Baca juga: Ketika Poligami Jadi Soal Negara

Di hadapan massa, Soeharto hanya berpidato secara singkat. Namun kepada pejabat setempat, Soeharto menyampaikan pesan khusus. Soeharto mengatakan supaya rakyat memperbaharui kembali salam nasional “merdeka” yang disesuaikan dengan perkembangan zaman. Sebagaimana lazimnya salam nasional zaman revolusi, pekik “merdeka” dibalas dengan seruan “ tetap merdeka”. Soeharto menginginkan tsalam nasional itu dimodifikasi.  
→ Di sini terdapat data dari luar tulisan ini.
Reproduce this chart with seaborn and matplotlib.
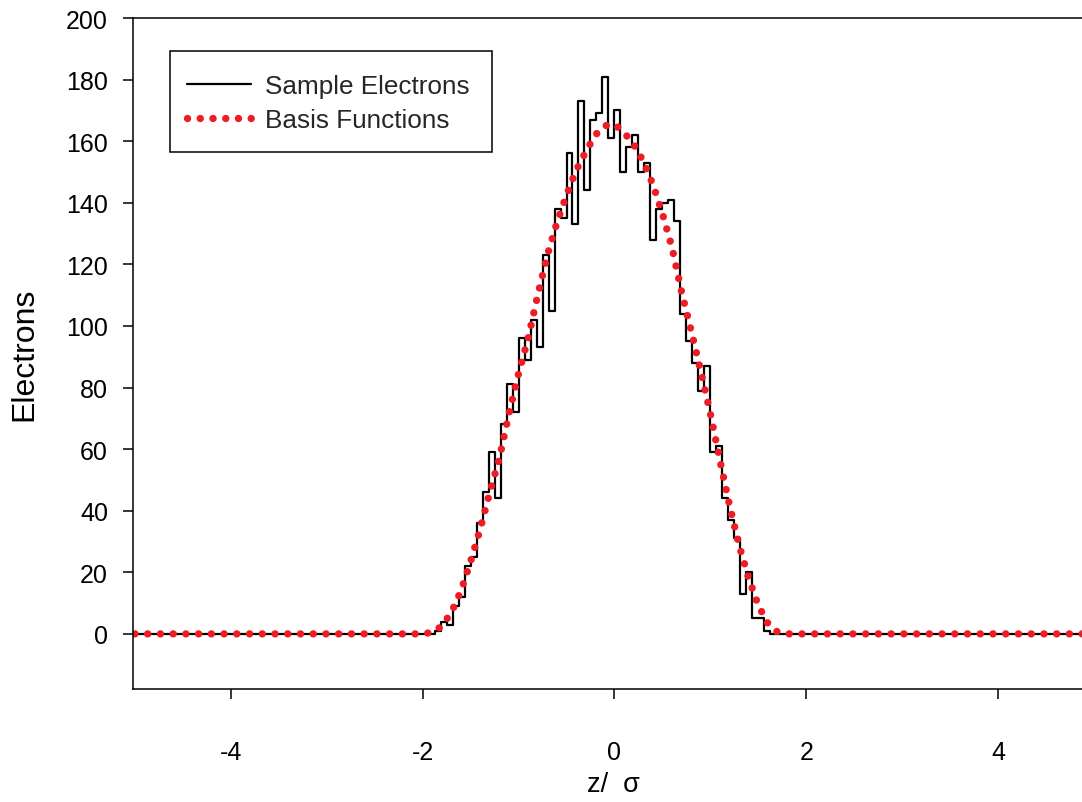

“Ia katakan agar masyarakat tidak menjawab kembali dengan “merdeka”, tetapi dengan perkataan Ampera – Amanat Penderitaan Rakyat,” tulis Herawati. Permintaan Soeharto disambut dengan hangat oleh ribuan rakyat Makassar. Sejak hari itu, berkumandanglah salam nasional yang baru, pekik “Merdeka” disambut seruan “Ampera”  

Slogan Ampera sendiri mula-mula sering dipakai oleh Sukarno sebagai dasar perjuangan dalam memimpin negara. Pada masa peralihan kekuasaan, Soeharto kemudian menggunakan kata Ampera sebagai nama kabinet yang dibentuknya saat menjadi pejabat presiden. Ketika Soeharto berkunjung ke Makassar, Kabinet Ampera II yang dipimpinnya baru saja terbentuk sepuluh hari, tepatnya 10 Oktober 1967.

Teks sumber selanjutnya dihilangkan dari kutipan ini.